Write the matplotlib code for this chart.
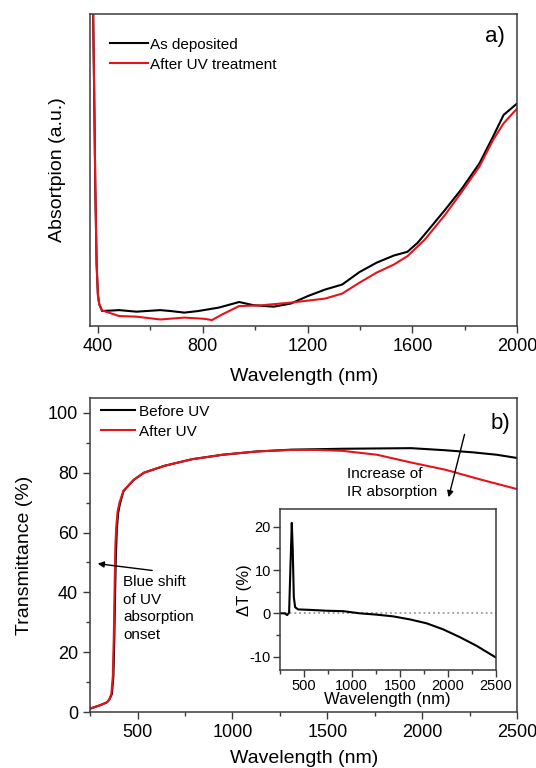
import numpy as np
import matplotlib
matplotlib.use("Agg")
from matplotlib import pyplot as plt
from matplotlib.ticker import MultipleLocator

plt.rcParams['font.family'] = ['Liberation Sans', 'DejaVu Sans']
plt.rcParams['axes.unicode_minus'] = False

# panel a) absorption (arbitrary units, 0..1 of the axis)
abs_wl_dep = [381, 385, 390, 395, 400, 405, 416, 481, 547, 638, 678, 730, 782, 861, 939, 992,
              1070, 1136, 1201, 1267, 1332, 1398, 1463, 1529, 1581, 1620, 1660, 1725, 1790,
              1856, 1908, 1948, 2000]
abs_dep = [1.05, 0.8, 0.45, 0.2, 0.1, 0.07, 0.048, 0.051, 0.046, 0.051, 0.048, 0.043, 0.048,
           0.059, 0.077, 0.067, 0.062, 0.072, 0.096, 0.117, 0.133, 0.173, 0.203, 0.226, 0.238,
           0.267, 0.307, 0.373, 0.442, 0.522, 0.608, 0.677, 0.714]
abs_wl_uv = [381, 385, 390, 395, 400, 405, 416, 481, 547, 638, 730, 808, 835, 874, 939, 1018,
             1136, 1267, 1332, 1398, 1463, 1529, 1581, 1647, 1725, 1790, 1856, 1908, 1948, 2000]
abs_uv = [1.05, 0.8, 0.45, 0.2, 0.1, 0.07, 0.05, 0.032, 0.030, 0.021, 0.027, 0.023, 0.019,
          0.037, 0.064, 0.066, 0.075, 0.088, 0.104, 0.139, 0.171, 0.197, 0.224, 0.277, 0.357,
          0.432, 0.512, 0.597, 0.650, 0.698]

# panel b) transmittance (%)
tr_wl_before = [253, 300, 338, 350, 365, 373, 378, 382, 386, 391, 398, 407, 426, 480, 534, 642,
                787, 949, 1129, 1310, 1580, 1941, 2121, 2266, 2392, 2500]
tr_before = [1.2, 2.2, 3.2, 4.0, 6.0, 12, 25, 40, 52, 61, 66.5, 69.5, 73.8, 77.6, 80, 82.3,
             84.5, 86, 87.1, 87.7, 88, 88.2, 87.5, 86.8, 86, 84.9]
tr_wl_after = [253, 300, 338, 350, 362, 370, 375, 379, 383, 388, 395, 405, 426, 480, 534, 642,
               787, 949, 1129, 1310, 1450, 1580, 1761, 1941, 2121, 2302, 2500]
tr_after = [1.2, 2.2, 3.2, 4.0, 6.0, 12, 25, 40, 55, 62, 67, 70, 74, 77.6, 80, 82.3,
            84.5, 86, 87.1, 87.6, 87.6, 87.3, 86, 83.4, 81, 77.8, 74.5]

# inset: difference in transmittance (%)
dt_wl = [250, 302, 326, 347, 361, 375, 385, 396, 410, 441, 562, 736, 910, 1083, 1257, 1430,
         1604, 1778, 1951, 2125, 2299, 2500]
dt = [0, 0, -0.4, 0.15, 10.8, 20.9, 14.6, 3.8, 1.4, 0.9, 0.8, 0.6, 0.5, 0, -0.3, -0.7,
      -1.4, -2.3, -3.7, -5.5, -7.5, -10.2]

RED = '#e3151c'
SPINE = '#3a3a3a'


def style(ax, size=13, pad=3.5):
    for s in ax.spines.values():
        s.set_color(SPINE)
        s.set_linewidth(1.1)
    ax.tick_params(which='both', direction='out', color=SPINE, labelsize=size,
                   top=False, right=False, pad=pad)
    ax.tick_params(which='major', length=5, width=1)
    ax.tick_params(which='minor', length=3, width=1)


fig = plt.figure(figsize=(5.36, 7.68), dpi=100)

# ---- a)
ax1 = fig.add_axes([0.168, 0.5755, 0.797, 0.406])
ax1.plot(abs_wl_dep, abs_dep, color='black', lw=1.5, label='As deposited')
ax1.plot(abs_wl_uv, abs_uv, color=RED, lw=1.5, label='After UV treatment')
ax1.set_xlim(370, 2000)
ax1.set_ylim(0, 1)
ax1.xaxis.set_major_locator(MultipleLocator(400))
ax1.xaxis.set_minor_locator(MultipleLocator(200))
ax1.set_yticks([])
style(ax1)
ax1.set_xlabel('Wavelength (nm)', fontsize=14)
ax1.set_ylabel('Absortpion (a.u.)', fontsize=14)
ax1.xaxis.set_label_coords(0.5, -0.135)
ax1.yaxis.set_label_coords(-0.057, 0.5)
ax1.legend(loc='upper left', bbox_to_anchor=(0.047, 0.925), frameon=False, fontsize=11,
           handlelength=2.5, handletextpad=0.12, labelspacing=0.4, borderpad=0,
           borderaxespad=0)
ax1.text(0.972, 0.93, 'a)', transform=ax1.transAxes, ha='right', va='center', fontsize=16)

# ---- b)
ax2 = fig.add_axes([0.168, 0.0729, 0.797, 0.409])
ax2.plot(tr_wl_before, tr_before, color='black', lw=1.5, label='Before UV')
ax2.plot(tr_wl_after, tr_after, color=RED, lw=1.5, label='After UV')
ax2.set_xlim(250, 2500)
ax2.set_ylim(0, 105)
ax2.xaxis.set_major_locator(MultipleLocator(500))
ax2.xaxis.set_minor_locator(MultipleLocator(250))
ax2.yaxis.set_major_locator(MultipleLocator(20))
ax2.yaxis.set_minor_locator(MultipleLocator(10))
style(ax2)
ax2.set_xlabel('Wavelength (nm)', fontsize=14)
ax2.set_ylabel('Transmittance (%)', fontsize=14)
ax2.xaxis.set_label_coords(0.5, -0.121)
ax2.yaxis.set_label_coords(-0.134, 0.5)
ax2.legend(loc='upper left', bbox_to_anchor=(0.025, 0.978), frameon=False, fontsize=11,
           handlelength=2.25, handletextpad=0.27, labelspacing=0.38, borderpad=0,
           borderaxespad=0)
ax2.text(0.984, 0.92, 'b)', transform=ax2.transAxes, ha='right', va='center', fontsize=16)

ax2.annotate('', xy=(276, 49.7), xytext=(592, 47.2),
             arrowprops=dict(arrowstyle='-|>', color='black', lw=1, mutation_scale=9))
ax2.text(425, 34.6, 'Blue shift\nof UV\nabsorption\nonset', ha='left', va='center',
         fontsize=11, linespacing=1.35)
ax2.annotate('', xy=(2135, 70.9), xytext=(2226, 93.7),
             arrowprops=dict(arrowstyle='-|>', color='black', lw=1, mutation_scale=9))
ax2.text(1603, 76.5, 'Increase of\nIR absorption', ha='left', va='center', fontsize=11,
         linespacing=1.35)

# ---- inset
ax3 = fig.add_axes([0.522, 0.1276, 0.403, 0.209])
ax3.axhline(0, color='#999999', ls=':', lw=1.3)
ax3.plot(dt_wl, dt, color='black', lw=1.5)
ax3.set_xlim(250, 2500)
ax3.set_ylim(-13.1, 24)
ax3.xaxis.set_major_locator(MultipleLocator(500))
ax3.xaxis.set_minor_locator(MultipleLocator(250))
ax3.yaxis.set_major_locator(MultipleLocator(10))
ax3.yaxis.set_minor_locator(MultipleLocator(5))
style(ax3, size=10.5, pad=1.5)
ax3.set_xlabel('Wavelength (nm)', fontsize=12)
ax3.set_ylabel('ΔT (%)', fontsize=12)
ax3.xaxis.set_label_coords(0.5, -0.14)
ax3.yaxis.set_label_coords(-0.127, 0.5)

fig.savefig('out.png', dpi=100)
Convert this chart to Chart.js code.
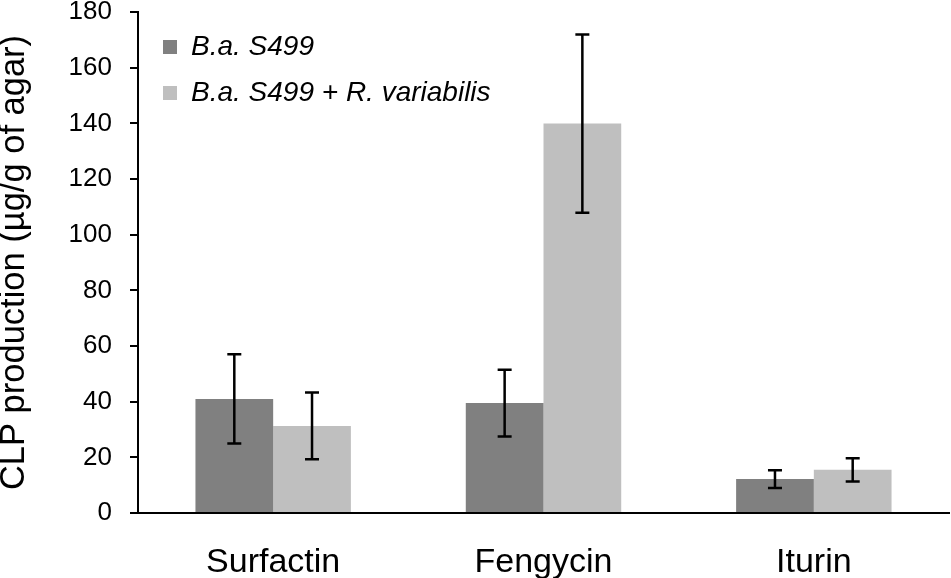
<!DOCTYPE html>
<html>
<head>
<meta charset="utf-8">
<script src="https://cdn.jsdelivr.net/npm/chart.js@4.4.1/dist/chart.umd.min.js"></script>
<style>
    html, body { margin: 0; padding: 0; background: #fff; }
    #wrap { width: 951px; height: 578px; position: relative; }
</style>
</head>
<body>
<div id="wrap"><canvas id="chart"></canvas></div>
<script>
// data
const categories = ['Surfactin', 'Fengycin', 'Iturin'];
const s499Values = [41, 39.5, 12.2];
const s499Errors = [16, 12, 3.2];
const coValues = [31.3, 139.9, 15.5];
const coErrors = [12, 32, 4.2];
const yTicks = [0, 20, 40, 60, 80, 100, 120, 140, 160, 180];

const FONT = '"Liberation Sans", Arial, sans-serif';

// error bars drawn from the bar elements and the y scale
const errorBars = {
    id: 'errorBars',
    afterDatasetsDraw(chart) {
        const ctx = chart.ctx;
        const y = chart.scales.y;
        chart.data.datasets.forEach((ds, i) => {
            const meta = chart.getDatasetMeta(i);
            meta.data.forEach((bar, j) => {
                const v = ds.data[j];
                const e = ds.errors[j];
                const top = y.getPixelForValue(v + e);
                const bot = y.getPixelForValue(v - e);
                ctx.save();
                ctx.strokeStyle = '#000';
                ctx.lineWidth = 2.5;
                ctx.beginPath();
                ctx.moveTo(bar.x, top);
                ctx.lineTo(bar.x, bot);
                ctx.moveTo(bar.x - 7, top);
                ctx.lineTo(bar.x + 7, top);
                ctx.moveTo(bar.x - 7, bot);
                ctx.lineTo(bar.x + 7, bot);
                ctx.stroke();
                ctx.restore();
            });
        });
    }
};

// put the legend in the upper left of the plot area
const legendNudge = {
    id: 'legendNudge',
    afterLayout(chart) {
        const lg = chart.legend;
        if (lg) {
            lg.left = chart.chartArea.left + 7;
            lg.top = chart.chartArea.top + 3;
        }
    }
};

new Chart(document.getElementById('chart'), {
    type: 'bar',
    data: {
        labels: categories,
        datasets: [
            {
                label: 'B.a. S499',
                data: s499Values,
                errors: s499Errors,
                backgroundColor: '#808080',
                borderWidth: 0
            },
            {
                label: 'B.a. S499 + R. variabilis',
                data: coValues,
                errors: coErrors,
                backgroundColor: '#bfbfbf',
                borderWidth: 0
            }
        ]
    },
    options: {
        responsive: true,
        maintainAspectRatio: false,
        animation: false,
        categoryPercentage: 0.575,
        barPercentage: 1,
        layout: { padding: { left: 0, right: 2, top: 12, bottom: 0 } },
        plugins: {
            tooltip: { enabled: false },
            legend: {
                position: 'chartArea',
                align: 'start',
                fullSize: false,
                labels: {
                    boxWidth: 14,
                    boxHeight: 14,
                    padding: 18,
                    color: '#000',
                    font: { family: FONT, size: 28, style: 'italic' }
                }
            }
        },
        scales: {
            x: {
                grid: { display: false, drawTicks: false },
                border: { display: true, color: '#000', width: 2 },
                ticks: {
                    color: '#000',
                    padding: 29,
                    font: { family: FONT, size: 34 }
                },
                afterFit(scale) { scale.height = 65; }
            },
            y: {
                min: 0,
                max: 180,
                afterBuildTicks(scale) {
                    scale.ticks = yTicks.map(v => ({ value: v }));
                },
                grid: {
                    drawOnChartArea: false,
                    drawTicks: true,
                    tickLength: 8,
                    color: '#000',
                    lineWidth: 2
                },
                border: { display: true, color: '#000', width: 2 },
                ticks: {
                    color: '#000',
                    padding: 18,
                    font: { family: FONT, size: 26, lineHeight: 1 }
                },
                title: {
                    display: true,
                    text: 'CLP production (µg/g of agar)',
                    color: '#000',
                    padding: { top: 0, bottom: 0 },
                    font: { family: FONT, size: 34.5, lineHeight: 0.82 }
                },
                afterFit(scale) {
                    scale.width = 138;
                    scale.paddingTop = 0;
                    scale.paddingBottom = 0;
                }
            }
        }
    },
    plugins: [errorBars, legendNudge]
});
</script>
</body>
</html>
====
The exercise –
Omit the pictures, then repeat exactly each line from the beginning of the listing through the line with "from matplotlib.ticker import MultipleLocator".

Solution for this task –
Write the matplotlib code for this chart.
import numpy as np
import matplotlib
matplotlib.use("Agg")
from matplotlib import pyplot as plt
from matplotlib.ticker import MultipleLocator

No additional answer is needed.